EU lawmakers ask for help tackling copyright questions in the cloud era

The questionnaire also asks how to handle a growing second-hand digital market

The European Commission on Thursday asked the public for feedback on whether the European Union's copyright laws are fit for the digital age.

The consultation is part of a reform of the E.U.'s copyright rules. The Commission wants to create a level playing field across the E.U. with the possibility of a single license to cover all 28 member states. It is thought this would help companies like Spotify, which offers music streaming.

The questionnaire asks if respondents have had difficulty in providing or accessing digital content from other E.U. member states.

The 80-question survey also seeks to address more complex issues such as how to apply levies in a world dominated by cloud computing and the possibility of an emerging second-hand digital content market.

Levies are tariffs imposed by national authorities on goods typically used for copying, such as blank media, recording equipment and scanners. The money collected is used to compensate right holders that lose earnings when copies are made without their authorization.

However, content is increasingly sold in a digital format to consumers with multiple devices, prompting the Commission to ask whether an individual storing multiple copies of a file should trigger the application of private copying levies. "There is also an ongoing discussion as to the application or not of levies to certain types of cloud-based services such as personal lockers or personal video recorders," said a Commission statement.

The questionnaire asks how changes in levies related to cloud services would impact the development and functioning of new business models.

The Commission also wants consumers and end users in particular to answer whether they have faced restrictions when trying to resell digital files, such as MP3 music files or e-books.

When a physical item such as a CD or a book is sold, the right holder cannot prevent the further distribution of that item.

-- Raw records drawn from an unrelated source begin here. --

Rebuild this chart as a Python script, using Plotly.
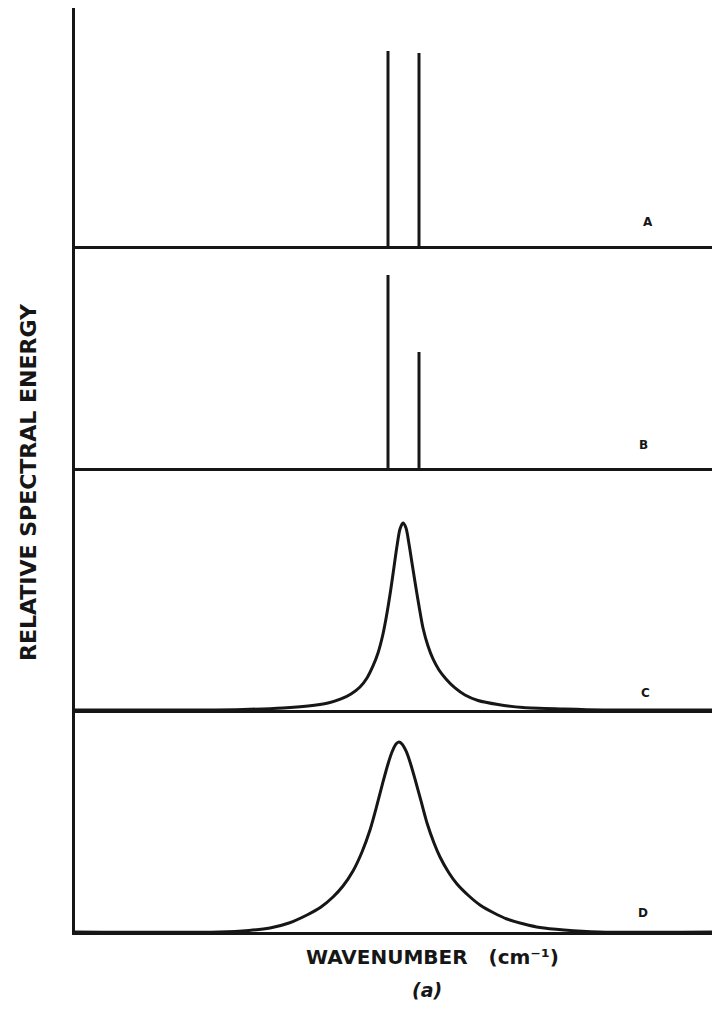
import plotly.graph_objects as go

# ---- data (relative wavenumber units, relative spectral energy units) ----
panel_names = ["A", "B", "C", "D"]
panel_tops = [238, 222, 242, 222]          # y-range top of each panel

# stick spectra
a_x = [313, 344]
a_y = [195, 193]
b_x = [313, 344]
b_y = [193, 116]

# broadened spectrum C (peak near x = 328)
c_x = [0, 128, 168, 208, 233, 253, 266, 276, 285, 292, 298, 303, 308, 312, 316,
       319, 322, 325, 328, 331, 334, 337, 340, 344, 348, 353, 358, 364, 371,
       380, 390, 403, 423, 448, 488, 528, 645]
c_y = [0, 0, 0.5, 2, 4, 7, 11, 16, 23, 32, 44, 57, 76, 97, 122,
       143, 164, 181, 187, 182, 166, 147, 128, 104, 82, 64, 51, 40, 31,
       22, 15, 9.5, 5.5, 2.5, 1, 0, 0]

# broadened spectrum D (peak near x = 324)
d_x = [0, 144, 174, 195, 214, 232, 246, 258, 268, 278, 287, 295, 302, 308,
       313, 317, 321, 324, 327, 331, 335, 340, 346, 352, 359, 365, 374, 382,
       394, 405, 419, 432, 449, 465, 489, 524, 645]
d_y = [0, 0, 1.5, 4, 9, 17, 25, 35, 46, 61, 80, 102, 127, 150,
       168, 180, 188, 190, 188, 181, 170, 153, 131, 109, 89, 75, 59, 48,
       36, 27, 19, 13, 8, 4.5, 2, 0, 0]

label_x = [573, 568, 570, 568]
label_y = [24, 23, 17, 19]

INK = "#161616"

def sticks(xs, ys):
    X, Y = [], []
    for x, y in zip(xs, ys):
        X += [x, x, None]
        Y += [0, y, None]
    return X, Y

fig = go.Figure()

ax, ay = sticks(a_x, a_y)
bx, by = sticks(b_x, b_y)
series = [(ax, ay), (bx, by), (c_x, c_y), (d_x, d_y)]

# domains (bottom panel D first)
bounds = [0.0, 0.2403, 0.5022, 0.7424, 1.0]
domains = {"D": [bounds[0], bounds[1]], "C": [bounds[1], bounds[2]],
           "B": [bounds[2], bounds[3]], "A": [bounds[3], bounds[4]]}

for i, name in enumerate(panel_names):
    k = i + 1
    xs, ys = series[i]
    fig.add_trace(go.Scatter(
        x=xs, y=ys, mode="lines",
        line=dict(color=INK, width=3, shape="spline" if i >= 2 else "linear",
                  smoothing=0.8),
        xaxis=f"x{k}", yaxis=f"y{k}", showlegend=False, hoverinfo="skip"))
    xa = dict(domain=[0, 1], range=[0, 645], anchor=f"y{k}",
              showline=True, linecolor=INK, linewidth=3, showticklabels=False,
              ticks="", showgrid=False, zeroline=False)
    ya = dict(domain=domains[name], range=[0, panel_tops[i]], anchor=f"x{k}",
              showline=True, linecolor=INK, linewidth=3, showticklabels=False,
              ticks="", showgrid=False, zeroline=False)
    fig.update_layout(**{f"xaxis{k}" if k > 1 else "xaxis": xa,
                         f"yaxis{k}" if k > 1 else "yaxis": ya})
    fig.add_annotation(x=label_x[i], y=label_y[i], xref=f"x{k}", yref=f"y{k}",
                       text=name, showarrow=False,
                       xanchor="center", yanchor="middle",
                       font=dict(family="DejaVu Sans", size=12, color=INK,
                                 weight="bold"))

fig.add_annotation(x=-0.0729, y=0.487, xref="paper", yref="paper",
                   text="RELATIVE SPECTRAL ENERGY", textangle=-90,
                   showarrow=False, xanchor="center", yanchor="middle",
                   font=dict(family="DejaVu Sans", size=22, color=INK,
                             weight="bold"))
fig.add_annotation(x=0.555, y=-0.0271, xref="paper", yref="paper",
                   text="WAVENUMBER   (cm\u207b\u00b9)",
                   showarrow=False, xanchor="center", yanchor="middle",
                   font=dict(family="DejaVu Sans", size=20, color=INK,
                             weight="bold"))
fig.add_annotation(x=0.5457, y=-0.0628, xref="paper", yref="paper",
                   text="(a)", showarrow=False,
                   xanchor="center", yanchor="middle",
                   font=dict(family="DejaVu Sans", size=19, color=INK,
                             weight="bold", style="italic"))

fig.update_layout(width=712, height=1013,
                  margin=dict(l=67, r=0, t=0, b=89),
                  paper_bgcolor="white", plot_bgcolor="white")

fig.write_html("out.html")
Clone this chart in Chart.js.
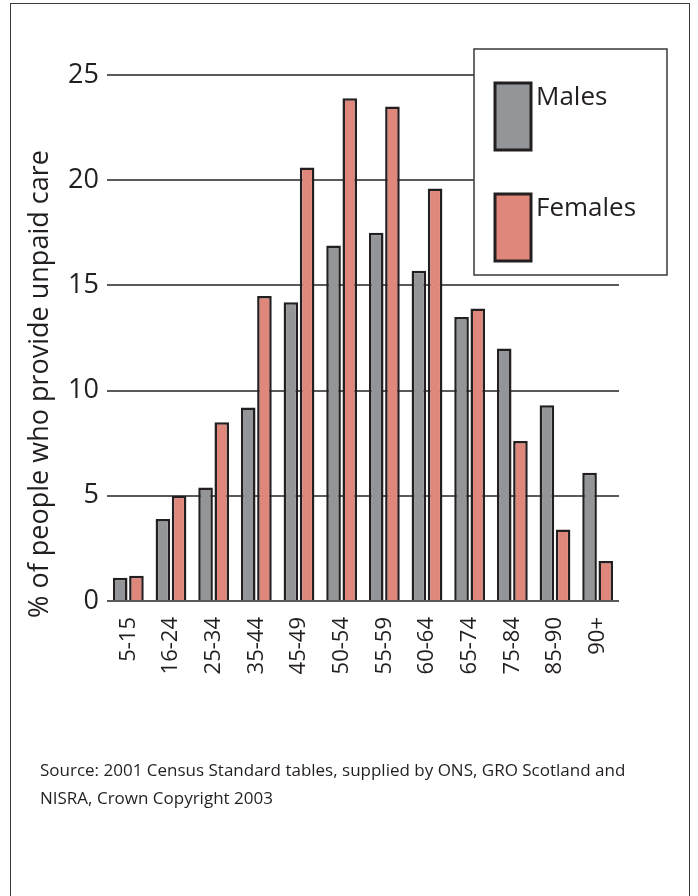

The Commission is trying to find out whether this principle can also be applied in the case of content being bought by digital transmission, particularly how to prevent resellers keeping and using a copy of a work after they have "resold" it.

The Commission also wants to take into consideration the fact that second-hand digital copies do not deteriorate, in contrast to the second-hand market for physical goods.

To tackle the issue of websites that provide links to copyrighted content, the Commission asks: Should the provision of a hyperlink leading to a work or other subject matter protected under copyright be subject to the authorization of the right holder?

Interested parties have until Feb. 5 to take the survey.